The practice of Buddhism has been around long enough in America to fill shelves with books on mindfulness, meditation and Eastern solutions for the suffering life imposes on us. Most of these works are for seeking adults dissatisfied with the direction of their spiritual paths. As a Buddhist parent, I have been eager to find books for children and teens that support a Buddhist worldview. So, I have begun to purchase a few. First up–Buddha In Your Backpack by Franz Metcalf.
In many ways, Buddha In Your Backpack is practical and straightforward. Written for teens, the tone is neither childlike nor degraded by forced “hip” language that would be perceived as fake to a real teen. Nonetheless, it is conversational in its tone and therefore a pleasant read.
After providing a brief overview of the history of Buddhism and its major tenets, Metcalf specifically addresses a variety of aspects of life that are important to teens, e.g., “School Issues,” “Your Body,” and “The Opposite Sex and You.” The book concludes with some basic meditation instructions and mindfulness exercises to try.

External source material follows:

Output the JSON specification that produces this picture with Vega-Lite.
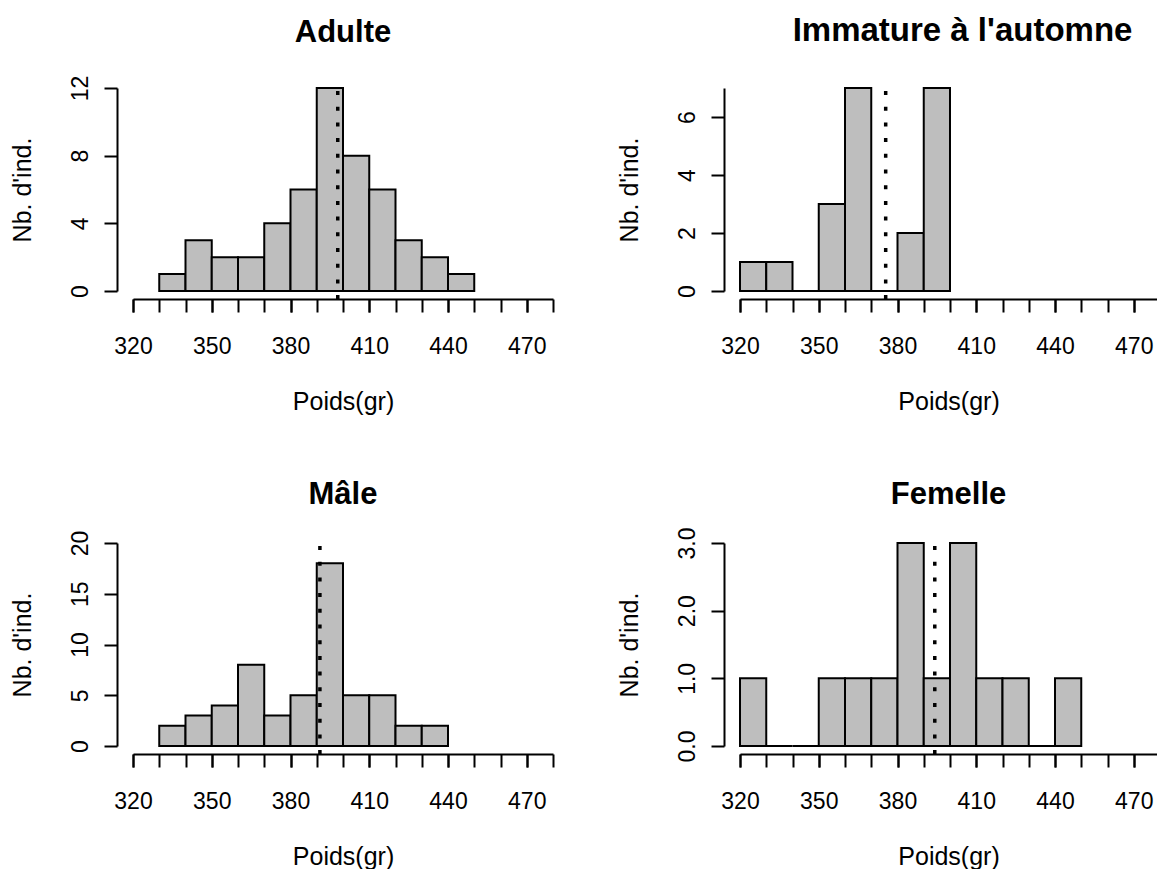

A strength of this book is that the author gives a very clear, concise explanation of the Four Noble Truths of Buddhism. There is often confusion about Buddhism as a practice in regard to many Americans thinking that Buddha is a God to be worshiped. Right away, Metcalf outlines this core concept of Buddhist belief to lay the groundwork for the rest of the book.
In addition, Metcalf doesn’t shy away from using traditional Sanskrit words such as dukkha and skandha when he introduces a topic. This will make it vastly easier for a teen wishing to deepen their understanding of Buddhist practice to follow through with their own research.
There is one significant way in which I feel Buddha In Your Backpack goes astray. This is in the prominence of the language of individualism without enough communication of the interconnectedness that is at the heart of Buddhist philosophy. Given that American society does not encourage recognition of interconnectedness, an emphasis on it in the book would have done a great service to teens. Instead the author emphasizes the personal journey. Parents and teachers are maintained as outsiders who don’t understand the inner “you.” We get enough of this message in the mainstream media and it is responsible for an enormous amount of suffering on the part of teens.
Ultimately, I have mixed feelings about Buddha In Your Backpack. It fills a hole in the American Buddhist mindfulness literature by addressing teenagers and their experiences directly. It provides a good basic overview of the fundamental premise of Buddhism. Nonetheless, there were not enough opportunities taken to challenge our cultural blindness to interconnectedness and the way in which the ego clinging they are sold daily brings to them so much pain.